Cade's heart thumped. He didn't even want to imagine the consequences of such rash actions. His hands actually shook. His hands
never
shook. “Have you ever grilled before?”

“Once or twice,” she answered.

Cade saw the grill was new. He didn't know what to say. She'd gone to a lot of trouble to feed him. She wanted information, but he knew instinctually that wasn't the only reason she wanted to be with him. He'd long ago developed an infallible BS meter. He'd had to. Using people was a way of life for some, but not for Sabrina.

“I passed one of those old-fashioned drive-ins where the carhops wear roller skates on the way here. Why don't we go get burgers?”

She wrinkled her nose and took a step closer to the smoking grill. “I promised you a steak.”

He already knew she was stubborn. It was interesting to learn she could be stubborn on
his
behalf. “No doubt you'll badger me into having dinner with you again. We can have a steak then.”

Her smile was quick. He smiled back before he could stop himself. She looked fresh and beautiful in a pretty floral sundress, her slim arms bare. “Another woman might take offense at such a gracious invitation, but since we're friends I'll let it go this time.”

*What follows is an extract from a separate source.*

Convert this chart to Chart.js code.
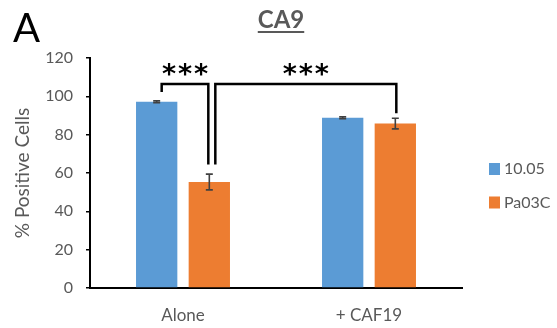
<!DOCTYPE html>
<html>
<head>
<meta charset="utf-8">
<script src="https://cdn.jsdelivr.net/npm/chart.js@4.4.1/dist/chart.umd.min.js"></script>
<style>
  html, body { margin: 0; padding: 0; background: #fff; }
  #wrap { width: 557px; height: 328px; }
</style>
</head>
<body>
<div id="wrap"><canvas id="c" width="557" height="328"></canvas></div>
<script>
// CA9 positivity by cell line, alone vs co-cultured with CAF19
const categories = ['Alone', '+ CAF19'];
const seriesNames = ['10.05', 'Pa03C'];
const values1005 = [97.2, 88.8];
const valuesPa03C = [55.3, 85.8];
const err1005 = [0.5, 0.5];
const errPa03C = [4.1, 2.8];
const yTicks = [0, 20, 40, 60, 80, 100, 120];

// significance brackets: [dataset, category] endpoints, bracket level and leg ends (data units)
const brackets = [
  { from: [0, 0], to: [1, 0], level: 106.5, legEnds: [102.3, 64.5], text: '***' },
  { from: [1, 0], to: [1, 1], level: 106.5, legEnds: [64.5, 91.2], text: '***' }
];

const GRAY = '#595959';
const FONT = 'Lato';
const colors = ['#5B9BD5', '#ED7D31'];

const annotations = {
  id: 'annotations',
  afterDatasetsDraw(chart) {
    const ctx = chart.ctx;
    const y = chart.scales.y;
    const errs = [err1005, errPa03C];
    const vals = [values1005, valuesPa03C];

    // error bars
    ctx.save();
    ctx.strokeStyle = '#404040';
    ctx.lineWidth = 1.6;
    chart.data.datasets.forEach((ds, di) => {
      chart.getDatasetMeta(di).data.forEach((bar, i) => {
        const v = vals[di][i], e = errs[di][i];
        const yt = y.getPixelForValue(v + e), yb = y.getPixelForValue(v - e);
        ctx.beginPath();
        ctx.moveTo(bar.x, yt); ctx.lineTo(bar.x, yb);
        ctx.moveTo(bar.x - 3.5, yt); ctx.lineTo(bar.x + 3.5, yt);
        ctx.moveTo(bar.x - 3.5, yb); ctx.lineTo(bar.x + 3.5, yb);
        ctx.stroke();
      });
    });
    ctx.restore();

    // brackets with stars
    const legShift = [[5, -1], [6, 1]];
    ctx.save();
    ctx.strokeStyle = '#000';
    ctx.lineWidth = 2.5;
    ctx.lineCap = 'butt';
    brackets.forEach((b, bi) => {
      const x1 = chart.getDatasetMeta(b.from[0]).data[b.from[1]].x + legShift[bi][0];
      const x2 = chart.getDatasetMeta(b.to[0]).data[b.to[1]].x + legShift[bi][1];
      const yl = y.getPixelForValue(b.level);
      ctx.beginPath();
      ctx.moveTo(x1, y.getPixelForValue(b.legEnds[0]));
      ctx.lineTo(x1, yl);
      ctx.lineTo(x2, yl);
      ctx.lineTo(x2, y.getPixelForValue(b.legEnds[1]));
      ctx.stroke();
      ctx.fillStyle = '#000';
      ctx.font = 'bold 27px "DejaVu Sans"';
      ctx.textAlign = 'center';
      ctx.textBaseline = 'alphabetic';
      const cx = (x1 + x2) / 2;
      for (let k = -1; k <= 1; k++) ctx.fillText('*', cx + k * 16, yl - 1);
    });
    ctx.restore();

    // panel letter and underlined title
    ctx.save();
    ctx.fillStyle = '#000';
    ctx.font = '40px ' + FONT;
    ctx.textAlign = 'left';
    ctx.textBaseline = 'alphabetic';
    ctx.fillText('A', 13, 42);
    ctx.fillStyle = GRAY;
    ctx.font = 'bold 24px ' + FONT;
    ctx.textAlign = 'center';
    ctx.fillText('CA9', 281, 28);
    const w = ctx.measureText('CA9').width;
    ctx.fillRect(281 - w / 2, 31, w, 2);
    ctx.restore();

    // legend
    ctx.save();
    ctx.font = '16px ' + FONT;
    ctx.textBaseline = 'middle';
    ctx.textAlign = 'left';
    chart.data.datasets.forEach((ds, di) => {
      const cy = 169 + di * 33.5;
      ctx.fillStyle = ds.backgroundColor;
      ctx.fillRect(489, cy - 6, 11, 12);
      ctx.fillStyle = GRAY;
      ctx.fillText(ds.label, 504, cy);
    });
    ctx.restore();
  }
};

new Chart(document.getElementById('c'), {
  type: 'bar',
  data: {
    labels: categories,
    datasets: [
      { label: seriesNames[0], data: values1005, backgroundColor: colors[0] },
      { label: seriesNames[1], data: valuesPa03C, backgroundColor: colors[1] }
    ]
  },
  options: {
    responsive: false,
    animation: false,
    devicePixelRatio: 1,
    datasets: { bar: { categoryPercentage: 0.566, barPercentage: 0.785 } },
    layout: { padding: { left: 0, top: 58, right: 95, bottom: 0 } },
    plugins: { legend: { display: false }, tooltip: { enabled: false } },
    scales: {
      x: {
        grid: { display: false },
        border: { color: '#000', width: 2 },
        ticks: { color: GRAY, font: { family: FONT, size: 17 }, padding: 9 },
        afterFit(s) { s.height = 40; }
      },
      y: {
        min: 0, max: 120,
        afterBuildTicks(s) { s.ticks = yTicks.map(v => ({ value: v })); },
        grid: { drawOnChartArea: false, drawTicks: true, tickLength: 4, color: '#000', lineWidth: 1.5 },
        border: { color: '#000', width: 2 },
        ticks: { color: GRAY, font: { family: FONT, size: 16 }, padding: 13 },
        title: { display: true, text: '% Positive Cells', color: GRAY, font: { family: FONT, size: 19 }, padding: { top: 11, bottom: 0 } },
        afterFit(s) { s.width = 90; }
      }
    }
  },
  plugins: [annotations]
});
</script>
</body>
</html>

He resisted the urge to stroke one finger down her cheek. Her skin was probably as smooth and as soft as it looked. He slipped both hands into the pockets of his slacks. “I'll meet you out front.”

She caught his arm before he moved away. “You'll do no such thing. I have to change out of this smoky dress. You can wait inside.”

In typical Sabrina fashion she didn't wait for him to comply, just went inside assuming he would follow. He did, closing the sliding glass door she'd left open. Like Sabrina, the room was bright and open with generous uses of yellow, the wood on the furniture white.

“Do you want anything to drink?”

“No thanks. Go change.”

She didn't move. “The TV remote is in the large white glass bowl on the coffee table.” She grinned. “Because I grew up with a father and grandfather who like sports, and later a brother who is just as wild about them, I have all the sports channels.”

“I'm not much into sports,” he told her.

She frowned, and he gave her the pat explanation. “I was always too busy with other things.”

Lifting a brow, she folded her arms over her breasts. “I just bet you were.”

Like others, she'd thought he meant women. There had been few dates during high school. Cade's father was a hard man who kept Cade busy with chores on the small farm in East Texas before and after school and on weekends. Cade was never considered a part of the family. What George Mathis called love, others would call free labor.

Cade was up by five every day and was seldom in bed before midnight; he never had a free moment to just relax. In college he was too busy studying to impress the man who, no matter what Cade accomplished, never had a kind word to say.

“You're wasting time,” he finally told her.

“Going.” Unfolding her arms, she started down the hall.

Too keyed up to sit, he wandered around the beautifully decorated room. There were family photos on the white brick fireplace, on the glass end tables. The family was smiling, happy. It was easy to see that they stood together because they cared, not because they were forced to. Cade didn't have one picture of the people he stayed with the first eighteen years of his life. And he didn't want one.

He heard the water running and glanced down the hallway. He imagined the water running over Sabrina's naked skin before he could stop the image. Cursing his lack of restraint where she was concerned, he grabbed the TV remote. Instead of sports, he let it remain on the news channel, anything to drown out the sound of the water.